Material provided>
:::::
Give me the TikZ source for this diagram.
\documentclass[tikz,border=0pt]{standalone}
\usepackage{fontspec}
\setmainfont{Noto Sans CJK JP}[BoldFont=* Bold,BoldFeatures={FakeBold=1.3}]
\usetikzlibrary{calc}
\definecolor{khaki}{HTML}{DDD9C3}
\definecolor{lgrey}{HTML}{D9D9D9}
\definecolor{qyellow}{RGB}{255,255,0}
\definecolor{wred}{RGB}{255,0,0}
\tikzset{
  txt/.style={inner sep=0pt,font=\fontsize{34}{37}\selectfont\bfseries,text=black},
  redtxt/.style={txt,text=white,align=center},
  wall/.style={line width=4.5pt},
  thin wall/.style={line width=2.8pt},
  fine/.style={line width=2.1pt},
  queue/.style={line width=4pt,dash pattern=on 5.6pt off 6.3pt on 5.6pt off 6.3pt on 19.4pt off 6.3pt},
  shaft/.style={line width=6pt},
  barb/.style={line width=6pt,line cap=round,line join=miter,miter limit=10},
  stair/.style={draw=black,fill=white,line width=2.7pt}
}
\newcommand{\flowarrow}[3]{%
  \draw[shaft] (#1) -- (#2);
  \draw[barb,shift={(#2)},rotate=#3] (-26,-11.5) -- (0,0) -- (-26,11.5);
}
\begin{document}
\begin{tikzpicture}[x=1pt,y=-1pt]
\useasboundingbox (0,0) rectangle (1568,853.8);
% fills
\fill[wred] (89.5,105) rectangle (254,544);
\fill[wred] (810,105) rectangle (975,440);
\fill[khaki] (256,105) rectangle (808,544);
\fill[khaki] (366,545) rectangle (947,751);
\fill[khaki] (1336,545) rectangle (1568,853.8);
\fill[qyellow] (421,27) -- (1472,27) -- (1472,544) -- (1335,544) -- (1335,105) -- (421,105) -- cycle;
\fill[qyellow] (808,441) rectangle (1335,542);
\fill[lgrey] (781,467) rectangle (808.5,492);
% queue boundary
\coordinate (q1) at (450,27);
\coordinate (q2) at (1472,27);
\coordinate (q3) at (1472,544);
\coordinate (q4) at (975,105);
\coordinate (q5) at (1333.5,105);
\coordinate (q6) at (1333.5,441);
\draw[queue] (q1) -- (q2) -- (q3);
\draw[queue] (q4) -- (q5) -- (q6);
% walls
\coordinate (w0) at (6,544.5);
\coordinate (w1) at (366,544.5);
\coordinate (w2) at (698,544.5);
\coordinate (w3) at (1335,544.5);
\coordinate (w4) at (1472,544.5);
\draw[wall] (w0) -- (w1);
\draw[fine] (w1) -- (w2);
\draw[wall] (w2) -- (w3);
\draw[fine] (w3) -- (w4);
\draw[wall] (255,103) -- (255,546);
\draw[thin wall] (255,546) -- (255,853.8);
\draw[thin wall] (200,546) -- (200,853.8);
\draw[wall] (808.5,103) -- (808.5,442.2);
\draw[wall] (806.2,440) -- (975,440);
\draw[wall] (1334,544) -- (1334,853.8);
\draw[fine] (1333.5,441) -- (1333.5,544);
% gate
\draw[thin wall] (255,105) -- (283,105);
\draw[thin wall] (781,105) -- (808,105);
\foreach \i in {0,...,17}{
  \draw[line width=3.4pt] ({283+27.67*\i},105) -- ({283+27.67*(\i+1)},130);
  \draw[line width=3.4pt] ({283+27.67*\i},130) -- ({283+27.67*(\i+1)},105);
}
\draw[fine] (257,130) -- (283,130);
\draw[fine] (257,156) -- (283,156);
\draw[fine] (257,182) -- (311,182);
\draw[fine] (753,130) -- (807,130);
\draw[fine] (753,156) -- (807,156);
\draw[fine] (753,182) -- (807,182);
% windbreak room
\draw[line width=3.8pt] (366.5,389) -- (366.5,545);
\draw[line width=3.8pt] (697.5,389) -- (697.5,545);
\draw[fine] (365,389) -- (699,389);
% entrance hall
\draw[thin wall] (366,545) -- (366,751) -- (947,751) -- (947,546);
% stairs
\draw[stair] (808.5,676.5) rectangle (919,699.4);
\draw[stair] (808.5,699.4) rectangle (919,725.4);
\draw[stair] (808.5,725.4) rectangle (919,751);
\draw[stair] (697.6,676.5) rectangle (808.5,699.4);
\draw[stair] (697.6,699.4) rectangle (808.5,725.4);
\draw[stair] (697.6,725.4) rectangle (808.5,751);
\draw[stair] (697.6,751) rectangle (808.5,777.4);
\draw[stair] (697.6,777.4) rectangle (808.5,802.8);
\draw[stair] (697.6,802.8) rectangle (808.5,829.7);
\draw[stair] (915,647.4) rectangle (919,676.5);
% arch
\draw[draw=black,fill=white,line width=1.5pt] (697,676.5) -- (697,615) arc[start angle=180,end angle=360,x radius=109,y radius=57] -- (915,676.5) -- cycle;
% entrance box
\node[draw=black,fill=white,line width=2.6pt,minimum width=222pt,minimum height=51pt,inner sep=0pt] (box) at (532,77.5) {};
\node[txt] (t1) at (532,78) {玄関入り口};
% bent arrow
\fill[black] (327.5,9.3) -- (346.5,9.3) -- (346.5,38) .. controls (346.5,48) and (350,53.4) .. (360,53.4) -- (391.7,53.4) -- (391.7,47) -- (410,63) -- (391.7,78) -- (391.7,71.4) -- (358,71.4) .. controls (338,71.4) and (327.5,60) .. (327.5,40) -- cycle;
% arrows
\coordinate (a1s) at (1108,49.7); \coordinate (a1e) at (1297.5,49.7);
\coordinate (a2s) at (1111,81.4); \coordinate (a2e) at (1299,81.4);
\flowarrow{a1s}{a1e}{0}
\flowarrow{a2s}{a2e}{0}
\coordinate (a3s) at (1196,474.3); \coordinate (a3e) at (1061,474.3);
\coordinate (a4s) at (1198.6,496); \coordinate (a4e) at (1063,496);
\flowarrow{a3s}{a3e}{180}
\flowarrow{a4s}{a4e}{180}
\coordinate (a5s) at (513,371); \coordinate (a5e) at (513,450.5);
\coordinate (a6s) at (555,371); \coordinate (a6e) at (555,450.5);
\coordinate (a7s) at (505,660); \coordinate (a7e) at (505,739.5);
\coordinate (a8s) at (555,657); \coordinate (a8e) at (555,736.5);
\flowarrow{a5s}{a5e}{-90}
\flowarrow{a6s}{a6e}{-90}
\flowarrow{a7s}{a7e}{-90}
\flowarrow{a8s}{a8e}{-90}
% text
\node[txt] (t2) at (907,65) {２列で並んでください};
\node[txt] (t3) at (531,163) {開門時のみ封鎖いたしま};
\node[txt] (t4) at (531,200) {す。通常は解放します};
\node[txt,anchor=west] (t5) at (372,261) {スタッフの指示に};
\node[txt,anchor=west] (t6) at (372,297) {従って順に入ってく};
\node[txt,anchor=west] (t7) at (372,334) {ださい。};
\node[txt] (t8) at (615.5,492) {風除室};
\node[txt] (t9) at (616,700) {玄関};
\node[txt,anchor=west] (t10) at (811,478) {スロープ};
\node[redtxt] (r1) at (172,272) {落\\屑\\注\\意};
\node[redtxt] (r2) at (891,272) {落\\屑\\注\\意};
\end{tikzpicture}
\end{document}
:::::
Task details> Write the material out again word for word.

Task output>
Give me the TikZ source for this diagram.
\documentclass[tikz,border=0pt]{standalone}
\usepackage{fontspec}
\setmainfont{Noto Sans CJK JP}[BoldFont=* Bold,BoldFeatures={FakeBold=1.3}]
\usetikzlibrary{calc}
\definecolor{khaki}{HTML}{DDD9C3}
\definecolor{lgrey}{HTML}{D9D9D9}
\definecolor{qyellow}{RGB}{255,255,0}
\definecolor{wred}{RGB}{255,0,0}
\tikzset{
  txt/.style={inner sep=0pt,font=\fontsize{34}{37}\selectfont\bfseries,text=black},
  redtxt/.style={txt,text=white,align=center},
  wall/.style={line width=4.5pt},
  thin wall/.style={line width=2.8pt},
  fine/.style={line width=2.1pt},
  queue/.style={line width=4pt,dash pattern=on 5.6pt off 6.3pt on 5.6pt off 6.3pt on 19.4pt off 6.3pt},
  shaft/.style={line width=6pt},
  barb/.style={line width=6pt,line cap=round,line join=miter,miter limit=10},
  stair/.style={draw=black,fill=white,line width=2.7pt}
}
\newcommand{\flowarrow}[3]{%
  \draw[shaft] (#1) -- (#2);
  \draw[barb,shift={(#2)},rotate=#3] (-26,-11.5) -- (0,0) -- (-26,11.5);
}
\begin{document}
\begin{tikzpicture}[x=1pt,y=-1pt]
\useasboundingbox (0,0) rectangle (1568,853.8);
% fills
\fill[wred] (89.5,105) rectangle (254,544);
\fill[wred] (810,105) rectangle (975,440);
\fill[khaki] (256,105) rectangle (808,544);
\fill[khaki] (366,545) rectangle (947,751);
\fill[khaki] (1336,545) rectangle (1568,853.8);
\fill[qyellow] (421,27) -- (1472,27) -- (1472,544) -- (1335,544) -- (1335,105) -- (421,105) -- cycle;
\fill[qyellow] (808,441) rectangle (1335,542);
\fill[lgrey] (781,467) rectangle (808.5,492);
% queue boundary
\coordinate (q1) at (450,27);
\coordinate (q2) at (1472,27);
\coordinate (q3) at (1472,544);
\coordinate (q4) at (975,105);
\coordinate (q5) at (1333.5,105);
\coordinate (q6) at (1333.5,441);
\draw[queue] (q1) -- (q2) -- (q3);
\draw[queue] (q4) -- (q5) -- (q6);
% walls
\coordinate (w0) at (6,544.5);
\coordinate (w1) at (366,544.5);
\coordinate (w2) at (698,544.5);
\coordinate (w3) at (1335,544.5);
\coordinate (w4) at (1472,544.5);
\draw[wall] (w0) -- (w1);
\draw[fine] (w1) -- (w2);
\draw[wall] (w2) -- (w3);
\draw[fine] (w3) -- (w4);
\draw[wall] (255,103) -- (255,546);
\draw[thin wall] (255,546) -- (255,853.8);
\draw[thin wall] (200,546) -- (200,853.8);
\draw[wall] (808.5,103) -- (808.5,442.2);
\draw[wall] (806.2,440) -- (975,440);
\draw[wall] (1334,544) -- (1334,853.8);
\draw[fine] (1333.5,441) -- (1333.5,544);
% gate
\draw[thin wall] (255,105) -- (283,105);
\draw[thin wall] (781,105) -- (808,105);
\foreach \i in {0,...,17}{
  \draw[line width=3.4pt] ({283+27.67*\i},105) -- ({283+27.67*(\i+1)},130);
  \draw[line width=3.4pt] ({283+27.67*\i},130) -- ({283+27.67*(\i+1)},105);
}
\draw[fine] (257,130) -- (283,130);
\draw[fine] (257,156) -- (283,156);
\draw[fine] (257,182) -- (311,182);
\draw[fine] (753,130) -- (807,130);
\draw[fine] (753,156) -- (807,156);
\draw[fine] (753,182) -- (807,182);
% windbreak room
\draw[line width=3.8pt] (366.5,389) -- (366.5,545);
\draw[line width=3.8pt] (697.5,389) -- (697.5,545);
\draw[fine] (365,389) -- (699,389);
% entrance hall
\draw[thin wall] (366,545) -- (366,751) -- (947,751) -- (947,546);
% stairs
\draw[stair] (808.5,676.5) rectangle (919,699.4);
\draw[stair] (808.5,699.4) rectangle (919,725.4);
\draw[stair] (808.5,725.4) rectangle (919,751);
\draw[stair] (697.6,676.5) rectangle (808.5,699.4);
\draw[stair] (697.6,699.4) rectangle (808.5,725.4);
\draw[stair] (697.6,725.4) rectangle (808.5,751);
\draw[stair] (697.6,751) rectangle (808.5,777.4);
\draw[stair] (697.6,777.4) rectangle (808.5,802.8);
\draw[stair] (697.6,802.8) rectangle (808.5,829.7);
\draw[stair] (915,647.4) rectangle (919,676.5);
% arch
\draw[draw=black,fill=white,line width=1.5pt] (697,676.5) -- (697,615) arc[start angle=180,end angle=360,x radius=109,y radius=57] -- (915,676.5) -- cycle;
% entrance box
\node[draw=black,fill=white,line width=2.6pt,minimum width=222pt,minimum height=51pt,inner sep=0pt] (box) at (532,77.5) {};
\node[txt] (t1) at (532,78) {玄関入り口};
% bent arrow
\fill[black] (327.5,9.3) -- (346.5,9.3) -- (346.5,38) .. controls (346.5,48) and (350,53.4) .. (360,53.4) -- (391.7,53.4) -- (391.7,47) -- (410,63) -- (391.7,78) -- (391.7,71.4) -- (358,71.4) .. controls (338,71.4) and (327.5,60) .. (327.5,40) -- cycle;
% arrows
\coordinate (a1s) at (1108,49.7); \coordinate (a1e) at (1297.5,49.7);
\coordinate (a2s) at (1111,81.4); \coordinate (a2e) at (1299,81.4);
\flowarrow{a1s}{a1e}{0}
\flowarrow{a2s}{a2e}{0}
\coordinate (a3s) at (1196,474.3); \coordinate (a3e) at (1061,474.3);
\coordinate (a4s) at (1198.6,496); \coordinate (a4e) at (1063,496);
\flowarrow{a3s}{a3e}{180}
\flowarrow{a4s}{a4e}{180}
\coordinate (a5s) at (513,371); \coordinate (a5e) at (513,450.5);
\coordinate (a6s) at (555,371); \coordinate (a6e) at (555,450.5);
\coordinate (a7s) at (505,660); \coordinate (a7e) at (505,739.5);
\coordinate (a8s) at (555,657); \coordinate (a8e) at (555,736.5);
\flowarrow{a5s}{a5e}{-90}
\flowarrow{a6s}{a6e}{-90}
\flowarrow{a7s}{a7e}{-90}
\flowarrow{a8s}{a8e}{-90}
% text
\node[txt] (t2) at (907,65) {２列で並んでください};
\node[txt] (t3) at (531,163) {開門時のみ封鎖いたしま};
\node[txt] (t4) at (531,200) {す。通常は解放します};
\node[txt,anchor=west] (t5) at (372,261) {スタッフの指示に};
\node[txt,anchor=west] (t6) at (372,297) {従って順に入ってく};
\node[txt,anchor=west] (t7) at (372,334) {ださい。};
\node[txt] (t8) at (615.5,492) {風除室};
\node[txt] (t9) at (616,700) {玄関};
\node[txt,anchor=west] (t10) at (811,478) {スロープ};
\node[redtxt] (r1) at (172,272) {落\\屑\\注\\意};
\node[redtxt] (r2) at (891,272) {落\\屑\\注\\意};
\end{tikzpicture}
\end{document}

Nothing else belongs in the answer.